- [Task prompt] Your task is to retype, word for word, the lines from the start of the data through the line holding "import plotly.graph_objects as go". Do not include the pictures.
──────────
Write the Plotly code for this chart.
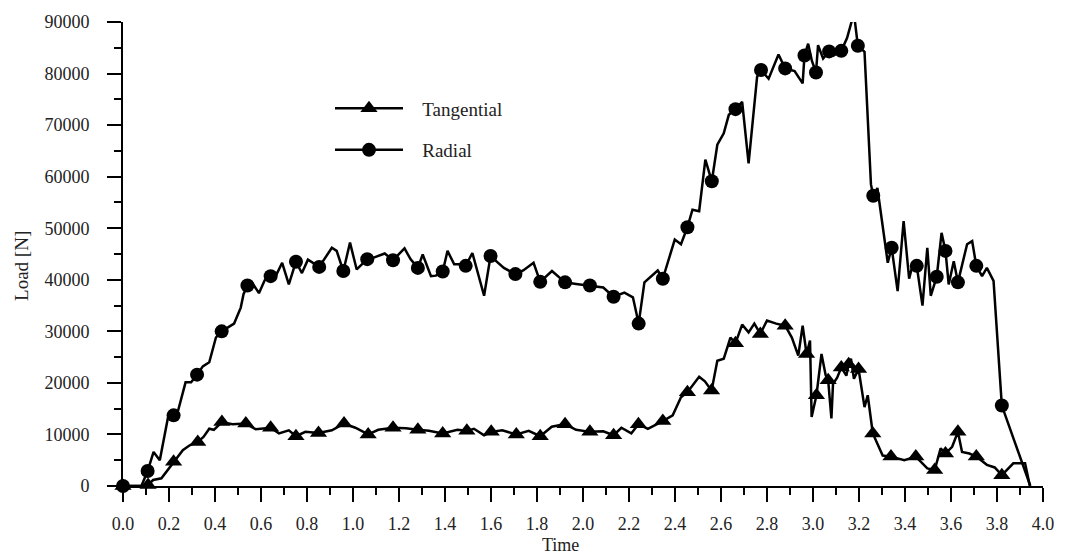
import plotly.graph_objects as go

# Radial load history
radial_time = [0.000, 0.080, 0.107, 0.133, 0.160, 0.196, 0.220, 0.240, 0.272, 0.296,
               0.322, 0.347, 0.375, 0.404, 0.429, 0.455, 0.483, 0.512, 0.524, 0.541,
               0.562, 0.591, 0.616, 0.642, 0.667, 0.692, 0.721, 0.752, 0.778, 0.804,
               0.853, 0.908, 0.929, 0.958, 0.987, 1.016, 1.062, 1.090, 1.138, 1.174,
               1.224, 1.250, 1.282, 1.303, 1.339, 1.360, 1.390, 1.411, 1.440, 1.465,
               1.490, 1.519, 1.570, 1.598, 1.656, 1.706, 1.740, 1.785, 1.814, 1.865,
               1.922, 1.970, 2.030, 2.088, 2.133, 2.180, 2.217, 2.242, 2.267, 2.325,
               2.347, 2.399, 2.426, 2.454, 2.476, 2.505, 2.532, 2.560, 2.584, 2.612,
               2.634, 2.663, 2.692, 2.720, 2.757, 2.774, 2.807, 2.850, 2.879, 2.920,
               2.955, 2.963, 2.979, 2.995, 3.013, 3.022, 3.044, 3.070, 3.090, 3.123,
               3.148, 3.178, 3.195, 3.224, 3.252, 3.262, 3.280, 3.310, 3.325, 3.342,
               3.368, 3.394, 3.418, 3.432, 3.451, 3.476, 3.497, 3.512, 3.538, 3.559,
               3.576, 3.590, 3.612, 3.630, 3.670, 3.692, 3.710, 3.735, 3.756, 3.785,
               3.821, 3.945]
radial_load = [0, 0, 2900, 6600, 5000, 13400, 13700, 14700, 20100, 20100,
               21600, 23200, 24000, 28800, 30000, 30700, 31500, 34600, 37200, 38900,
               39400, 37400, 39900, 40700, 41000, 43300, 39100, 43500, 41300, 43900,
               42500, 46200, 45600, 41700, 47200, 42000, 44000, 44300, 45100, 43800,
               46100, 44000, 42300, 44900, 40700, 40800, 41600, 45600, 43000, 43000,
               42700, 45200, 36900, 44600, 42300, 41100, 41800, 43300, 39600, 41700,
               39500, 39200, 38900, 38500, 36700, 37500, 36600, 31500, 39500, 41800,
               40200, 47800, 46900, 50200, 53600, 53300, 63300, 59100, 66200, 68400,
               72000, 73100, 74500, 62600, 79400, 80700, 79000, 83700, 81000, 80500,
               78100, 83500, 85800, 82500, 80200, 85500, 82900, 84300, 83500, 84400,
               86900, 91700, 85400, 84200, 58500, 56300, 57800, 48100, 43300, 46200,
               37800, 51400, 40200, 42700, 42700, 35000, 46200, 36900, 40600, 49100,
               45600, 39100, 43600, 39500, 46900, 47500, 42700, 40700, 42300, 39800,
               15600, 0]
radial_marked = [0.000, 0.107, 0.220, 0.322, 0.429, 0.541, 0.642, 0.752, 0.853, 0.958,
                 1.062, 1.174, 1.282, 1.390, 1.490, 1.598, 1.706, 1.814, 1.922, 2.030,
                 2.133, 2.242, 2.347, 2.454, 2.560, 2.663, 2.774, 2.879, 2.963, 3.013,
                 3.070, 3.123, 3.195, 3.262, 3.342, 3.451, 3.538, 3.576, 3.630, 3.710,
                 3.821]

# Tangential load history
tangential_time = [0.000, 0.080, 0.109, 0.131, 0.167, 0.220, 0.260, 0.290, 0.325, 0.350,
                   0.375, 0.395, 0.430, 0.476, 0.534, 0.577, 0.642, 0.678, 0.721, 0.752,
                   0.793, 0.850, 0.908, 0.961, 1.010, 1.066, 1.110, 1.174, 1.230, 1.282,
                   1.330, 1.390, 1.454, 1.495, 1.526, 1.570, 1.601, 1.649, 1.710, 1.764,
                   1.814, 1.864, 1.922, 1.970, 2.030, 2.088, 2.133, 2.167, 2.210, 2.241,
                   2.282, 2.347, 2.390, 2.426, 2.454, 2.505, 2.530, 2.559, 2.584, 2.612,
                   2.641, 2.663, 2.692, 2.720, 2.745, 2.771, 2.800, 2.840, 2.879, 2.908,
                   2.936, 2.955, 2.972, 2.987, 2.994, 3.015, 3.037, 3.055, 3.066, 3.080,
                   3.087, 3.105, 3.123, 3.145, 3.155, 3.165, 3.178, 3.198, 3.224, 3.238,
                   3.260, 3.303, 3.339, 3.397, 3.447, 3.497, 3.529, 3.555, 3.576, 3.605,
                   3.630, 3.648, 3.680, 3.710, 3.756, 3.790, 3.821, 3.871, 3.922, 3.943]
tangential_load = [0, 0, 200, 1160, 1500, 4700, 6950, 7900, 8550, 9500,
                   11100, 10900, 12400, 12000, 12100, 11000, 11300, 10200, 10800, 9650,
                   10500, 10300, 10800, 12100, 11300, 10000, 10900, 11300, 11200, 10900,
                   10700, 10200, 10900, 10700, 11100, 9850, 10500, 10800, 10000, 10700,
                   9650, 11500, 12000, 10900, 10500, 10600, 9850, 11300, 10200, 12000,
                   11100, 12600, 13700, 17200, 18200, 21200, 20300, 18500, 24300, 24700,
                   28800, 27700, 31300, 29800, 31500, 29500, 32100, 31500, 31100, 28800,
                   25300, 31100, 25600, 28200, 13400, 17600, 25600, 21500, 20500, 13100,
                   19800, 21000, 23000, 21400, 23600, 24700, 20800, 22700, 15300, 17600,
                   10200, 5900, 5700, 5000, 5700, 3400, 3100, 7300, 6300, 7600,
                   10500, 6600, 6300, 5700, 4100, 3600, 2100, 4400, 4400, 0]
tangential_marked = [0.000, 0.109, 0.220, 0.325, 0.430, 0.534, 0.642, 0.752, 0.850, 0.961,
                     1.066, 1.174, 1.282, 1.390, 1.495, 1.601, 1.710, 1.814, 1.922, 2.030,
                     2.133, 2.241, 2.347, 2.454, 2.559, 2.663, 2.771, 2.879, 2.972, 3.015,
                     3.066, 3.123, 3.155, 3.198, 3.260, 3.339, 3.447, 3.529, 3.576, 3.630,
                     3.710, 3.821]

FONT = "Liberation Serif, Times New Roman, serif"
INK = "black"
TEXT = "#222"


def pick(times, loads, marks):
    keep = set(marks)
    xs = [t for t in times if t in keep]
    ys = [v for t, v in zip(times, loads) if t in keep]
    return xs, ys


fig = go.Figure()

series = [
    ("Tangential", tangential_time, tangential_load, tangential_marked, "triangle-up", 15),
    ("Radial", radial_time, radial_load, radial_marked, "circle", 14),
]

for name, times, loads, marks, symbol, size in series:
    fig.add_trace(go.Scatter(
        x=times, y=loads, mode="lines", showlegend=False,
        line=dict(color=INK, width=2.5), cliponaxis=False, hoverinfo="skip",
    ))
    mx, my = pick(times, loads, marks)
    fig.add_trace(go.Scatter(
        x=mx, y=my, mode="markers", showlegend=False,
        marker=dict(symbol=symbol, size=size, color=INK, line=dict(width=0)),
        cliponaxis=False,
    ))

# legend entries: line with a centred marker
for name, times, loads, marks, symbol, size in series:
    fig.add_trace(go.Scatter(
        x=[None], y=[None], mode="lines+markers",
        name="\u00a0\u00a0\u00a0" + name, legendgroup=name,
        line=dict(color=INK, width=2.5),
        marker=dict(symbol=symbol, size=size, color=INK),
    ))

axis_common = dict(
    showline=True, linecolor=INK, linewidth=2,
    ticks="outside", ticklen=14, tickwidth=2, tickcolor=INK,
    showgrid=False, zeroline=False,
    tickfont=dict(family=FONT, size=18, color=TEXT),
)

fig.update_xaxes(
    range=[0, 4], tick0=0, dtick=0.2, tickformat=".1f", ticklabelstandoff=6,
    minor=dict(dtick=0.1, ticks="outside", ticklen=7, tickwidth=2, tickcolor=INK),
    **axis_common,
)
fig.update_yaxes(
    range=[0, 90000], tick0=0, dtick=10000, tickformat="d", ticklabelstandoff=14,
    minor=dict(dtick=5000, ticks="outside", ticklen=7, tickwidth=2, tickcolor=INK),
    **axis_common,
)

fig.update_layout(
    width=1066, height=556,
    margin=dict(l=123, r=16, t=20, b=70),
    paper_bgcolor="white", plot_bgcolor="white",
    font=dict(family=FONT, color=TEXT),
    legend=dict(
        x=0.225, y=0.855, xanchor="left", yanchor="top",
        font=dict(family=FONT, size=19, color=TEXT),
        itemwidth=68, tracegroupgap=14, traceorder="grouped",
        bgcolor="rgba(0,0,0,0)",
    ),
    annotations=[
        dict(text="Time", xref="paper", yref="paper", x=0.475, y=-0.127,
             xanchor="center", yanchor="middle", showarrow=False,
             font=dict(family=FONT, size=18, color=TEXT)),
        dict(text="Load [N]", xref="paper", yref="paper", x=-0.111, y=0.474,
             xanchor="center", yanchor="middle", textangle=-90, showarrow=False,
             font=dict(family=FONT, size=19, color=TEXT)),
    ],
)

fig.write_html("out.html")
──────────
- [Written solution]
Write the Plotly code for this chart.
import plotly.graph_objects as go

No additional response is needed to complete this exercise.